*BRIEF:* Your job is to retype all of the data word for word, leaving every image out.

*DATA EXTRACT:*
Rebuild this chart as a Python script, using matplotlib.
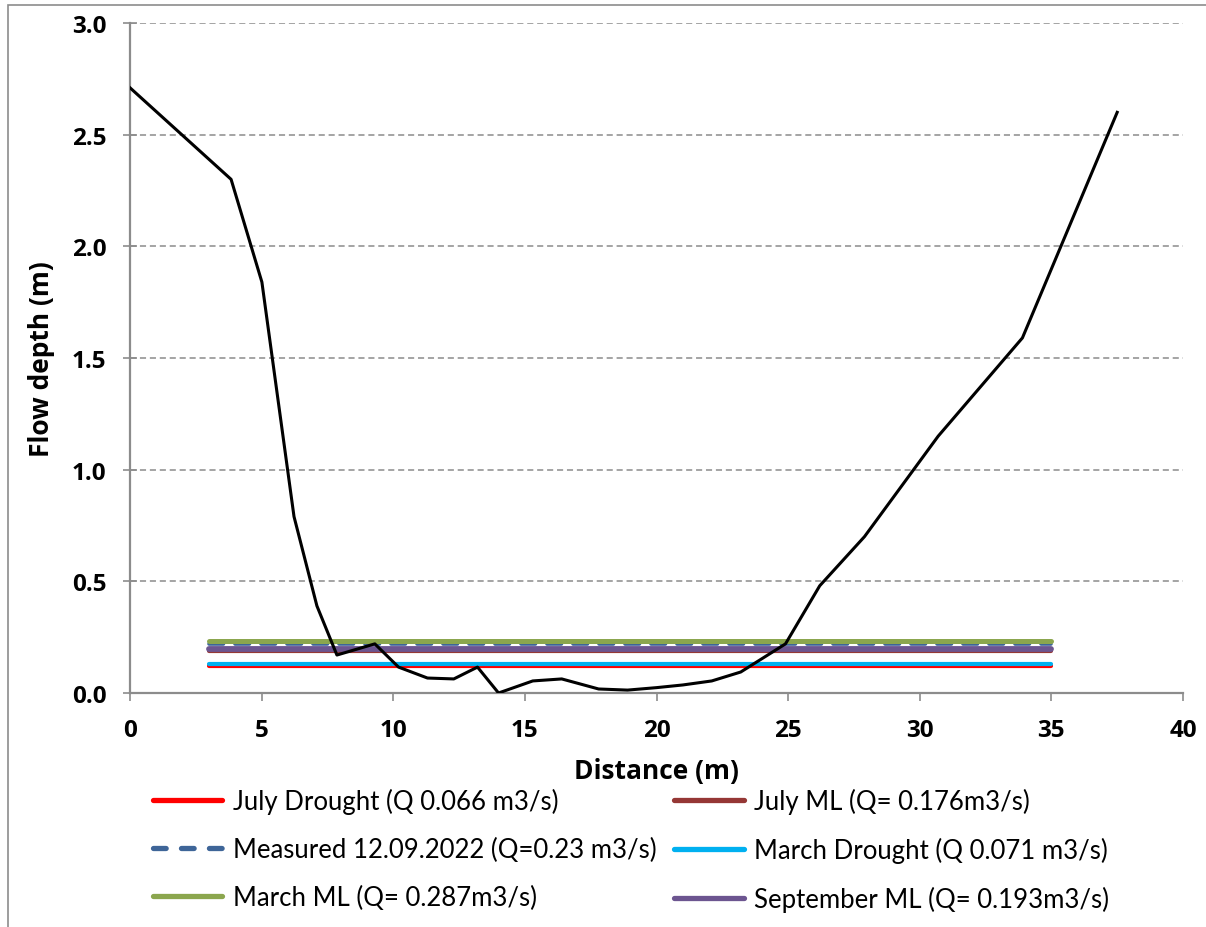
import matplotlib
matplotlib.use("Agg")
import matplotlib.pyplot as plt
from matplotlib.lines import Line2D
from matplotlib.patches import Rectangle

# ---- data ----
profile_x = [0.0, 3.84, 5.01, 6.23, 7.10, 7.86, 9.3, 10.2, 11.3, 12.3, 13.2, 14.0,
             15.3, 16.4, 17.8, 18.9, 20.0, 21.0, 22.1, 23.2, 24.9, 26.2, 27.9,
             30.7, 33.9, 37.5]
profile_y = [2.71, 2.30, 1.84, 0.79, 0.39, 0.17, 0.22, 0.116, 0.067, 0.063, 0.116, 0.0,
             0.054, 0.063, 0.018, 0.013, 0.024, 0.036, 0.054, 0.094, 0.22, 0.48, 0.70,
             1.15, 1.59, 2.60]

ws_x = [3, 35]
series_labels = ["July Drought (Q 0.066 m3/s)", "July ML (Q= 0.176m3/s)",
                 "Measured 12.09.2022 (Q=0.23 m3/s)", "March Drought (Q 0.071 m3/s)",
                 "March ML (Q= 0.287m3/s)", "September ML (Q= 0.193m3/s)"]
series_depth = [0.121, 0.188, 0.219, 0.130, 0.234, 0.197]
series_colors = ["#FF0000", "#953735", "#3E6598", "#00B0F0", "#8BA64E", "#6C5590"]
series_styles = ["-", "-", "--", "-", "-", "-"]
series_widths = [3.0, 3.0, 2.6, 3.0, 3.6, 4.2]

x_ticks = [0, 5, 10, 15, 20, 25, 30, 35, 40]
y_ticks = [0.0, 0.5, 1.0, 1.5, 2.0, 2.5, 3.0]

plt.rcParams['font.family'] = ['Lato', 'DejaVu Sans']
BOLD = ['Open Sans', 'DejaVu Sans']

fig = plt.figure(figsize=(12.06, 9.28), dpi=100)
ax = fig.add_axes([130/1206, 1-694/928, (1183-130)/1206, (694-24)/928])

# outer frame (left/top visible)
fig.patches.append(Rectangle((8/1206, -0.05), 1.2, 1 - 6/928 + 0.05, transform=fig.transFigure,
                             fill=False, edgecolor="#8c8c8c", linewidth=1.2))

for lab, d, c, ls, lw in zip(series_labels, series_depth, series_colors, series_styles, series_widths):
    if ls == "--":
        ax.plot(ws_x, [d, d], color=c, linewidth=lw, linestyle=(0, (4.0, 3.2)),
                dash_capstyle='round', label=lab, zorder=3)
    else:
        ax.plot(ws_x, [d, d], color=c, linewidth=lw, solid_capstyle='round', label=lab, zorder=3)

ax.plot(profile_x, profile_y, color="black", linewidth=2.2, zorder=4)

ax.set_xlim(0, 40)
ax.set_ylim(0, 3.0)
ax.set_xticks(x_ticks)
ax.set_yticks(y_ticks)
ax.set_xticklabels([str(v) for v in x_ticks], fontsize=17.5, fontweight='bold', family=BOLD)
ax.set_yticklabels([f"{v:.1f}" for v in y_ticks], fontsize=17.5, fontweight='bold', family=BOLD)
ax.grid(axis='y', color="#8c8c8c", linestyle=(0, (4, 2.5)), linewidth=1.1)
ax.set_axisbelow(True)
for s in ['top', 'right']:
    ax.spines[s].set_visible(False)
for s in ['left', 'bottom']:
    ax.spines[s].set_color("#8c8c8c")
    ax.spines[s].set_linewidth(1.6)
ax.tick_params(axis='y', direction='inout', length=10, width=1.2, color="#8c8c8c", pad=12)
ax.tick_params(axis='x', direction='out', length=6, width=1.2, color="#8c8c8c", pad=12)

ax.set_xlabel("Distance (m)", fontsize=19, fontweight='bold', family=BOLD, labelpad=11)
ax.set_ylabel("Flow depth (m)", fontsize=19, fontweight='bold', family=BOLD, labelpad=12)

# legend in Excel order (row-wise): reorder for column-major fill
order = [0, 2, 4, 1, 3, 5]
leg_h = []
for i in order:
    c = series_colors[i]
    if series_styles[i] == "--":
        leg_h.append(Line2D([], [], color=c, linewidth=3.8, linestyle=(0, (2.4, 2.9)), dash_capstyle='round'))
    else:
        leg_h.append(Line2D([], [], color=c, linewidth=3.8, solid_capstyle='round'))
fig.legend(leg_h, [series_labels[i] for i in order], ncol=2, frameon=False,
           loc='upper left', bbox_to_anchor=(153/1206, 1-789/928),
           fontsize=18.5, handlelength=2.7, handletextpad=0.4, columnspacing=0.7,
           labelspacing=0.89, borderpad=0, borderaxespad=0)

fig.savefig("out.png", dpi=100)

*TASK OUTPUT:*
Rebuild this chart as a Python script, using matplotlib.
import matplotlib
matplotlib.use("Agg")
import matplotlib.pyplot as plt
from matplotlib.lines import Line2D
from matplotlib.patches import Rectangle

# ---- data ----
profile_x = [0.0, 3.84, 5.01, 6.23, 7.10, 7.86, 9.3, 10.2, 11.3, 12.3, 13.2, 14.0,
             15.3, 16.4, 17.8, 18.9, 20.0, 21.0, 22.1, 23.2, 24.9, 26.2, 27.9,
             30.7, 33.9, 37.5]
profile_y = [2.71, 2.30, 1.84, 0.79, 0.39, 0.17, 0.22, 0.116, 0.067, 0.063, 0.116, 0.0,
             0.054, 0.063, 0.018, 0.013, 0.024, 0.036, 0.054, 0.094, 0.22, 0.48, 0.70,
             1.15, 1.59, 2.60]

ws_x = [3, 35]
series_labels = ["July Drought (Q 0.066 m3/s)", "July ML (Q= 0.176m3/s)",
                 "Measured 12.09.2022 (Q=0.23 m3/s)", "March Drought (Q 0.071 m3/s)",
                 "March ML (Q= 0.287m3/s)", "September ML (Q= 0.193m3/s)"]
series_depth = [0.121, 0.188, 0.219, 0.130, 0.234, 0.197]
series_colors = ["#FF0000", "#953735", "#3E6598", "#00B0F0", "#8BA64E", "#6C5590"]
series_styles = ["-", "-", "--", "-", "-", "-"]
series_widths = [3.0, 3.0, 2.6, 3.0, 3.6, 4.2]

x_ticks = [0, 5, 10, 15, 20, 25, 30, 35, 40]
y_ticks = [0.0, 0.5, 1.0, 1.5, 2.0, 2.5, 3.0]

plt.rcParams['font.family'] = ['Lato', 'DejaVu Sans']
BOLD = ['Open Sans', 'DejaVu Sans']

fig = plt.figure(figsize=(12.06, 9.28), dpi=100)
ax = fig.add_axes([130/1206, 1-694/928, (1183-130)/1206, (694-24)/928])

# outer frame (left/top visible)
fig.patches.append(Rectangle((8/1206, -0.05), 1.2, 1 - 6/928 + 0.05, transform=fig.transFigure,
                             fill=False, edgecolor="#8c8c8c", linewidth=1.2))

for lab, d, c, ls, lw in zip(series_labels, series_depth, series_colors, series_styles, series_widths):
    if ls == "--":
        ax.plot(ws_x, [d, d], color=c, linewidth=lw, linestyle=(0, (4.0, 3.2)),
                dash_capstyle='round', label=lab, zorder=3)
    else:
        ax.plot(ws_x, [d, d], color=c, linewidth=lw, solid_capstyle='round', label=lab, zorder=3)

ax.plot(profile_x, profile_y, color="black", linewidth=2.2, zorder=4)

ax.set_xlim(0, 40)
ax.set_ylim(0, 3.0)
ax.set_xticks(x_ticks)
ax.set_yticks(y_ticks)
ax.set_xticklabels([str(v) for v in x_ticks], fontsize=17.5, fontweight='bold', family=BOLD)
ax.set_yticklabels([f"{v:.1f}" for v in y_ticks], fontsize=17.5, fontweight='bold', family=BOLD)
ax.grid(axis='y', color="#8c8c8c", linestyle=(0, (4, 2.5)), linewidth=1.1)
ax.set_axisbelow(True)
for s in ['top', 'right']:
    ax.spines[s].set_visible(False)
for s in ['left', 'bottom']:
    ax.spines[s].set_color("#8c8c8c")
    ax.spines[s].set_linewidth(1.6)
ax.tick_params(axis='y', direction='inout', length=10, width=1.2, color="#8c8c8c", pad=12)
ax.tick_params(axis='x', direction='out', length=6, width=1.2, color="#8c8c8c", pad=12)

ax.set_xlabel("Distance (m)", fontsize=19, fontweight='bold', family=BOLD, labelpad=11)
ax.set_ylabel("Flow depth (m)", fontsize=19, fontweight='bold', family=BOLD, labelpad=12)

# legend in Excel order (row-wise): reorder for column-major fill
order = [0, 2, 4, 1, 3, 5]
leg_h = []
for i in order:
    c = series_colors[i]
    if series_styles[i] == "--":
        leg_h.append(Line2D([], [], color=c, linewidth=3.8, linestyle=(0, (2.4, 2.9)), dash_capstyle='round'))
    else:
        leg_h.append(Line2D([], [], color=c, linewidth=3.8, solid_capstyle='round'))
fig.legend(leg_h, [series_labels[i] for i in order], ncol=2, frameon=False,
           loc='upper left', bbox_to_anchor=(153/1206, 1-789/928),
           fontsize=18.5, handlelength=2.7, handletextpad=0.4, columnspacing=0.7,
           labelspacing=0.89, borderpad=0, borderaxespad=0)

fig.savefig("out.png", dpi=100)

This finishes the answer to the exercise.